Apple CEO Tim Cook
Tim Cook holding up an iPhone at an Apple store.
  • Tim Cook said iPhone sales grew in China, despite external research showing a decline.
  • The discrepancy may be due to different methods of calculating revenue used by Apple and analysts.
  • China accounted for 18% of Apple's sales, making it a critical market for the tech giant.

Apple told investors on Friday that iPhone sales grew in China in the first three months of the year, a surprise to analysts who had dissected industry reports in recent months that appeared to show the opposite.

The difference may stem from how Apple and external analysts calculate revenue.

"We still saw growth on iPhone in some markets, including mainland China," CEO Tim Cook said on Apple's Friday earnings call.

The company's revenue for greater China, which includes Hong Kong and Taiwan, declined 8% in the quarter year-over-year, to $16.4 billion.

Cook, citing data company Kantar, said the two best-selling smartphones in urban China during the quarter were the iPhone 15 and iPhone 15 Pro Max.

However, over the last quarter, independent analysts have reported a slump in overall iPhone sales in China. For the quarter that ended on March 31, Counterpoint Research reported a 19% year-on-year decline in iPhone sales in China, and the International Data Corporation found that iPhone shipments fell nearly 10% for the region during the same period.

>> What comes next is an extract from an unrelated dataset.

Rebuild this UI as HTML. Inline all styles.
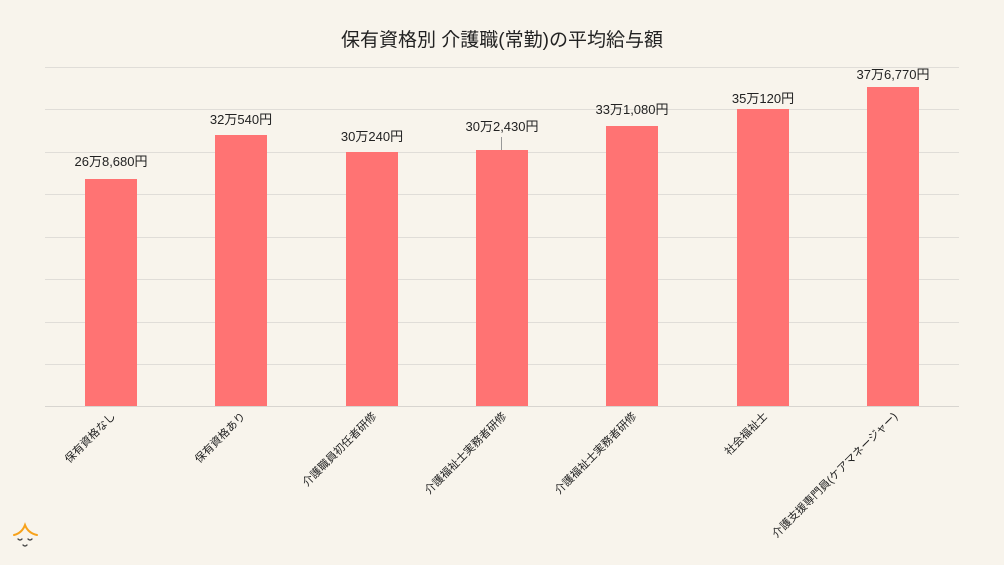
<!DOCTYPE html>
<html><head><meta charset="utf-8"><style>
html,body{margin:0;padding:0;background:#f8f4ec;}
svg{display:block;font-family:"Liberation Sans","Noto Sans CJK JP",sans-serif;}
</style></head><body>
<svg width="1004" height="565" viewBox="0 0 1004 565">
<rect width="1004" height="565" fill="#f8f4ec"/>
<text x="502" y="46" text-anchor="middle" font-size="19" fill="#222">保有資格別  介護職(常勤)の平均給与額</text>
<g stroke="#e0ddd8" stroke-width="1">
<line x1="45" x2="959" y1="67.5" y2="67.5"/><line x1="45" x2="959" y1="109.5" y2="109.5"/>
<line x1="45" x2="959" y1="152.5" y2="152.5"/><line x1="45" x2="959" y1="194.5" y2="194.5"/>
<line x1="45" x2="959" y1="237.5" y2="237.5"/><line x1="45" x2="959" y1="279.5" y2="279.5"/>
<line x1="45" x2="959" y1="322.5" y2="322.5"/><line x1="45" x2="959" y1="364.5" y2="364.5"/>
</g>
<g fill="#ff7373">
<rect x="85" y="179" width="52" height="228"/>
<rect x="215" y="135" width="52" height="272"/>
<rect x="346" y="152" width="52" height="255"/>
<rect x="476" y="150" width="52" height="257"/>
<rect x="606" y="126" width="52" height="281"/>
<rect x="737" y="109" width="52" height="298"/>
<rect x="867" y="87" width="52" height="320"/>
</g>
<line x1="45" x2="959" y1="406.5" y2="406.5" stroke="#d8d5d0"/>
<line x1="501.5" x2="501.5" y1="137" y2="150" stroke="#999"/>
<g font-size="13" fill="#222" text-anchor="middle">
<text x="111" y="166">26万8,680円</text>
<text x="241" y="124">32万540円</text>
<text x="372" y="141">30万240円</text>
<text x="502" y="131">30万2,430円</text>
<text x="632" y="114">33万1,080円</text>
<text x="763" y="103">35万120円</text>
<text x="893" y="79">37万6,770円</text>
</g>
<g font-size="11" fill="#222" text-anchor="end">
<text transform="translate(116,417) rotate(-45)">保有資格なし</text>
<text transform="translate(246,417) rotate(-45)">保有資格あり</text>
<text transform="translate(377,417) rotate(-45)">介護職員初任者研修</text>
<text transform="translate(507,417) rotate(-45)">介護福祉士実務者研修</text>
<text transform="translate(637,417) rotate(-45)">介護福祉士実務者研修</text>
<text transform="translate(768,417) rotate(-45)">社会福祉士</text>
<text transform="translate(898,417) rotate(-45)">介護支援専門員(ケアマネージャー)</text>
</g>
<g fill="none" stroke-linecap="round">
<path d="M14 535 Q22 533 25 525 Q28 533 37 535" stroke="#f7a21b" stroke-width="2"/>
<path d="M18 539 q2 2 4 0 M28 539 q2 2 4 0 M23 545 q2 2 4 0" stroke="#444" stroke-width="1.3"/>
</g>
</svg>
</body></html>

iPhone sales in China are a closely watched metric because greater China accounted for 18% of Apple's sales across products in the first quarter, according to the earnings results. Across regions, sales of the smartphone made up over half of the tech giant's net sales, dwarfing contributions from the Mac, iPad, and wearables.

Cook's limited remarks on China's iPhone sales raised questions on Friday's call from analysts who compared Apple's data with independent reports.

"The simple question is, when we look at the data points that have been repeatedly reported throughout the course of this quarter, I'm curious, Tim, you know, what are we missing?" asked Wells Fargo analyst Aaron Rakers.

Cook declined to comment on third-party data points on the call.

Analysts at the research firms said the difference comes from how analysts and Apple calculate revenue.

In the first quarter, "we tracked a year-on-year decline in total value generated by iPhones in China," IDC analyst Will Wong told Bloomberg after Apple's results.

The average selling price plays a key role in explaining the difference. IDC counted the prices customers paid, while Apple likely uses another price level, such as factory price, in its financial reporting, Wong said.

The discrepancy may also come from newer and more expensive models making up a bigger portion of purchases, which could drive up revenue, even if total unit sales declined.

Cook, who visited China in March, remained optimistic about the region, a key center for Apple's manufacturing, in addition to its sizable customer base.

"I maintain a great view of China in the long-term. I don't know how each and every quarter goes and each and every week," Cook said on Friday's call. "But over the long haul, I have a very positive viewpoint."